**TASK BRIEF:** Copy exactly the lines from the beginning of the data down to and including the line holding "s.set_visible(False)", without any pictures.

**DATA SEGMENT:**
::::::::::
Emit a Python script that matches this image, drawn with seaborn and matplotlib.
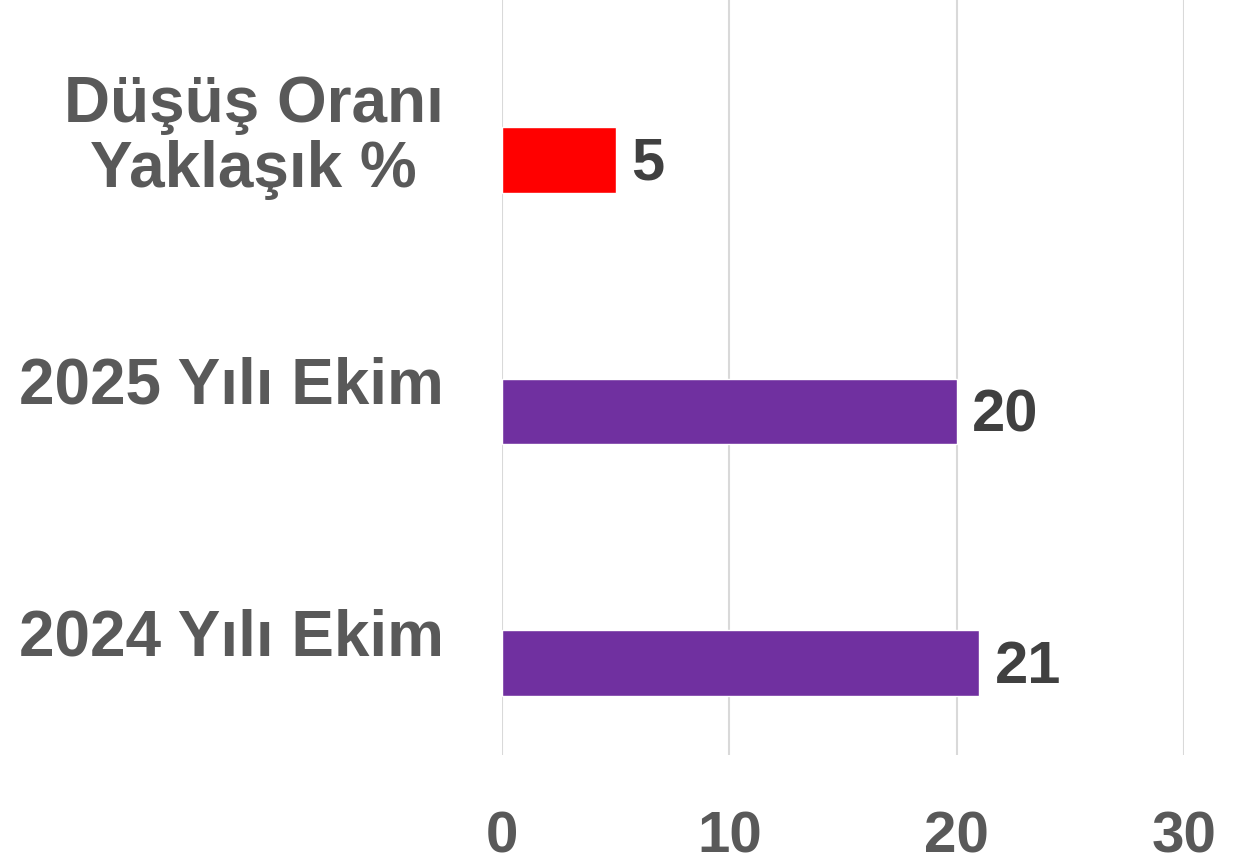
import matplotlib
matplotlib.use("Agg")
import matplotlib.pyplot as plt
import matplotlib.transforms as mtransforms
import seaborn as sns
import pandas as pd

categories = ["Düşüş Oranı\nYaklaşık %", "2025 Yılı Ekim", "2024 Yılı Ekim"]
values = [5, 20, 21]
bar_colors = ["#FF0000", "#7030A0", "#7030A0"]
xticks = [0, 10, 20, 30]

sns.set_theme(style="white")
plt.rcParams["font.family"] = ["Liberation Sans", "DejaVu Sans"]
plt.rcParams["font.weight"] = "bold"

df = pd.DataFrame({"cat": categories, "val": values})

fig = plt.figure(figsize=(12.6, 8.63), dpi=100)
ax = fig.add_axes([0.3984, 0.1251, 0.5413, 0.8749])

sns.barplot(data=df, y="cat", x="val", hue="cat", palette=bar_colors,
            order=categories, hue_order=categories, width=0.26,
            legend=False, ax=ax, saturation=1, orient="h")

ax.set_xlim(0, 30)
ax.set_ylim(2.366, -0.636)
ax.set_xticks(xticks)
ax.set_xticklabels([str(t) for t in xticks])
ax.set_xlabel("")
ax.set_ylabel("")

ax.grid(axis="x", color="#D9D9D9", linewidth=1.5)
ax.grid(axis="y", visible=False)
ax.set_axisbelow(True)
for s in ax.spines.values():
    s.set_visible(False)

ax.tick_params(axis="x", length=0, pad=40, labelsize=42, labelcolor="#595959")
ax.tick_params(axis="y", length=0, pad=42, labelsize=46, labelcolor="#595959")
for lab in ax.get_xticklabels() + ax.get_yticklabels():
    lab.set_fontweight("bold")
shift = mtransforms.ScaledTranslation(0, 0.31, fig.dpi_scale_trans)
for lab in ax.get_yticklabels():
    lab.set_multialignment("center")
    lab.set_linespacing(1.1)
    lab.set_transform(lab.get_transform() + shift)

for i, v in enumerate(values):
    ax.annotate(str(v), xy=(v, i), xytext=(11, -3), textcoords="offset points",
                ha="left", va="center", fontsize=43, fontweight="bold",
                color="#404040")

fig.savefig("out.png", dpi=100)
::::::::::
**FULL SOLUTION:**
Emit a Python script that matches this image, drawn with seaborn and matplotlib.
import matplotlib
matplotlib.use("Agg")
import matplotlib.pyplot as plt
import matplotlib.transforms as mtransforms
import seaborn as sns
import pandas as pd

categories = ["Düşüş Oranı\nYaklaşık %", "2025 Yılı Ekim", "2024 Yılı Ekim"]
values = [5, 20, 21]
bar_colors = ["#FF0000", "#7030A0", "#7030A0"]
xticks = [0, 10, 20, 30]

sns.set_theme(style="white")
plt.rcParams["font.family"] = ["Liberation Sans", "DejaVu Sans"]
plt.rcParams["font.weight"] = "bold"

df = pd.DataFrame({"cat": categories, "val": values})

fig = plt.figure(figsize=(12.6, 8.63), dpi=100)
ax = fig.add_axes([0.3984, 0.1251, 0.5413, 0.8749])

sns.barplot(data=df, y="cat", x="val", hue="cat", palette=bar_colors,
            order=categories, hue_order=categories, width=0.26,
            legend=False, ax=ax, saturation=1, orient="h")

ax.set_xlim(0, 30)
ax.set_ylim(2.366, -0.636)
ax.set_xticks(xticks)
ax.set_xticklabels([str(t) for t in xticks])
ax.set_xlabel("")
ax.set_ylabel("")

ax.grid(axis="x", color="#D9D9D9", linewidth=1.5)
ax.grid(axis="y", visible=False)
ax.set_axisbelow(True)
for s in ax.spines.values():
    s.set_visible(False)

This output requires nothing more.